I saw a policewoman with a four-foot long baton hanging around that intersection with other Palo Alto police. I saw other police units nearby. I saw a riot squad–in full gear– marching in, I think, four abreast. I saw ambulances leaving the area, one with its sirens wailing and lights going.

It was all kind of surreal. I think the demonstration was not large. Yet these anarchists have provoked a heavy-handed reaction which should disturb any lover of freedom. The sight of that riot squad seemed more like troops of a totalitarian state–the exact opposite of what anarchists would advocate. I am now at Hamilton and Bryant, as I write this. The police have cordoned off an eight square block area, from Alma to Bryant, along University. Bryant is open, and Alma is open. But University is not. High, Emerson, and Ramona are not. A helicopter is circling overhead.

This is the heart of Palo Alto’s downtown on a Saturday night. I see the kids who would normally be in the bars walking east on Hamilton. There’s not much revelry tonight.

Italy issues arrest warrants for kidnappers and victim in ‘extraordinary rendition’

The BBC reports that an Italian judge has issued warrants for the arrest of 13 people in the 2003 abduction of an Islamic cleric in Milan.

Osama Mustafa Hassan, also known as Abu Omar, was already being investigated in Italy as part of a terrorism inquiry.
Italian prosecutors believe the operation was part of a controversial US anti-terror policy known as “extraordinary rendition”.

So another Milan-based judge has issued an arrest warrant for the imam.

What I’ve been working on…

Yes, it’s been a while since I’ve posted. I’ve been working on the paper for submission with my graduate program application as an academic writing sample.

In this paper, I examine the shift in information authority in our society, observing that all the traditional sources of information, i.e. news, academia, and government agencies, are under attack, and that the Internet is likely to do little better, essentially rehashing information from the other sources. I illustrate that the attack on academia as elitist is a distraction from a much more real class war being waged against everyone who is not in power.

It is a much more massive paper than I intended for the purpose of a graduate program application; and now I can only worry and wait.

Famous last words: Iraqi insurgency in death throes

General John Abizaid, top U.S. military commander in the Persian Gulf, directly contradicted Vice President Cheney’s comments that the Iraqi insurgency was in its death throes, in testimony before the Senate Armed Services Committee. Democrat and even some Republican senators expressed considerable skepticism on progress of the war, “with U.S. deaths now surpassing 1,700 since the war began in March 2003.”

Abizaid told the panel: “I believe there are more foreign fighters coming into Iraq than there were six months ago.” As to the overall strength of the insurgency, Abizaid said it was “about the same” as six months ago.

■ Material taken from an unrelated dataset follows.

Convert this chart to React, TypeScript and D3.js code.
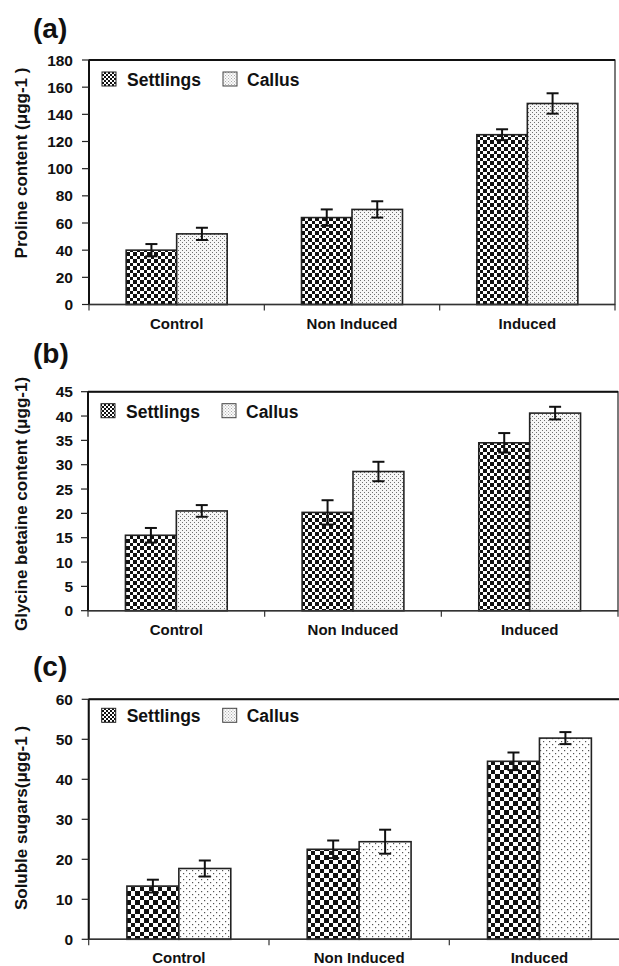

Global spending on arms exceeds $1 trillion

If you thought you were safer with Bush in the White House, you might want to consider that global spending on arms has exceeded $1 trillion “for the first time since the height of the Cold War”:

Once again, America was by far the greatest spender on arms. In 2004, it spent $455bn, an increase from 2003 of 12 per cent, fuelled largely by the investment in President George Bush’s “war on terror”. America’s foreign aid spending is around 4.1 per cent of its arms bill. Britain, the second largest arms spender, spent $47bn – a tenth of the US total.